Mr. Marshall was born on Chicago's South Side on Oct. 13, 1925. He left high school at 17 to join the Navy, where he served four years. He later earned his GED.

Ms. Marshall wasn't sure how her father developed an interest in talk radio. "I think he always wanted to be in broadcasting," she said.

Before moving to Pittsburgh in 1951 for Elayne, his wife and the mother of his two children, Mr. Marshall had written and edited commercials for a radio station but had no on-air experience. Through some connections -- and the unexpected departure of a local radio announcer -- Mr. Marshall landed his first on-air gig at WPGH in East Liberty. He and Elayne later divorced.

Years later, Mr. Marshall became the first Top 40 disc jockey in Pittsburgh, signing on at WEEP. Ms. Marshall said he counted the Skyliners and Chubby Checker among his favorite acts.

After stints at WTAE, KQV and WJAS, Mr. Marshall joined KDKA in 1974 as a full-time talk host. His storied career ended when he retired in 1988. KDKA radio host Mike Pintek said Mr. Marshall went out on top.

A successful radio talk show host herself, Ms. Marshall remembers her father's coaching at a young age.

"When we used to come home from school, if there was any sign of an accent at all, he said, 'No, you can't talk like that,' " she said.

And he shared another valuable lesson she attributes to her success.

"He taught me how to tell a story, and that is what jump-started my career," she said. "Because of him, I have this career."

In a 1985 interview with the Pittsburgh Post-Gazette, Mr.

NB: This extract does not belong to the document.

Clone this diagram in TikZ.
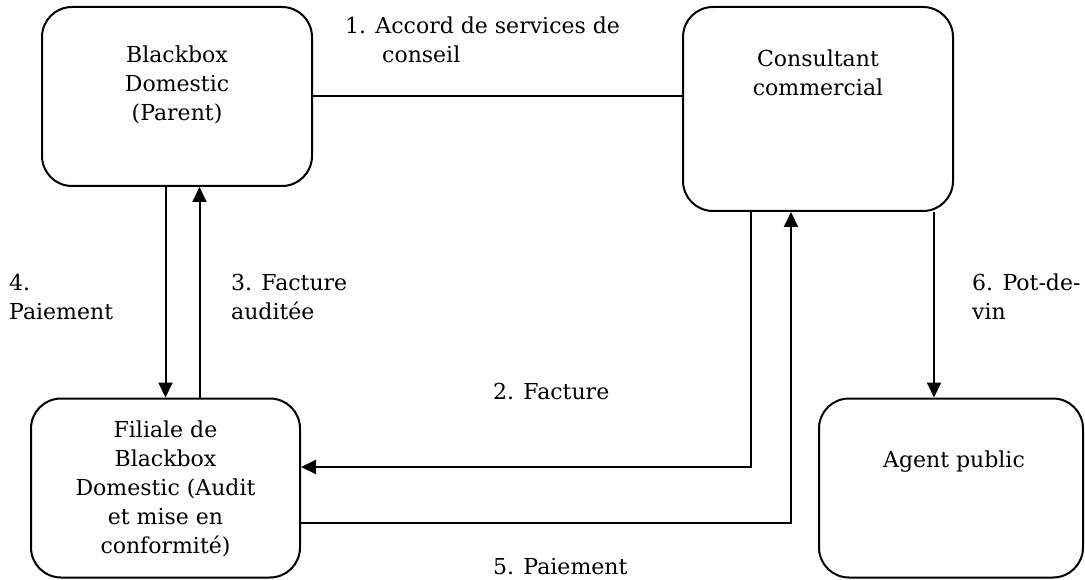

Marshall said he was a voracious reader, loved -- and completed -- The New York Times' crossword puzzles and counted love and pizza with anchovies as things he couldn't live without.

KDKA's Robert Mangino said he often stayed up late to catch Mr. Marshall's talk show. One night, Mr, Mangino dialed in and Mr. Marshall took the then-13-year-old's call.

"He just made me feel so special that night, that he wanted to hear what I had to say," he said. "That conversation played a major role in influencing me and cultivating the love for radio that I have today."

Mr. Mangino recalled this story often and credited Mr. Marshall on KDKA promos. Years later, the man himself called in to Mr. Mangino's show.

Mr, Marshall said, " 'My, Robert, how you've grown,' " Mr. Mangino said. "It was so emotional having the guy I first talked to on talk radio calling my show."

Mr. Pintek remembers Mr. Marshall as a showman but "always a gentleman" who could field all calls with poise.

Mr. Pintek said the host was a perfect fit for that time slot because he was such a good listener. "It was more than just conversation," Mr. Pintek said, "and he'd give people more time than they would generally give on a talk show."

Mr. Marshall was married three times and is survived by his companion of 28 years, Rose Fabiani; his daughter, Robin Marshall of Charlotte, N.C.; and seven grandchildren.

Visitation will be from 2 to 7 p.m. today at William Slater II Funeral Service in Scott.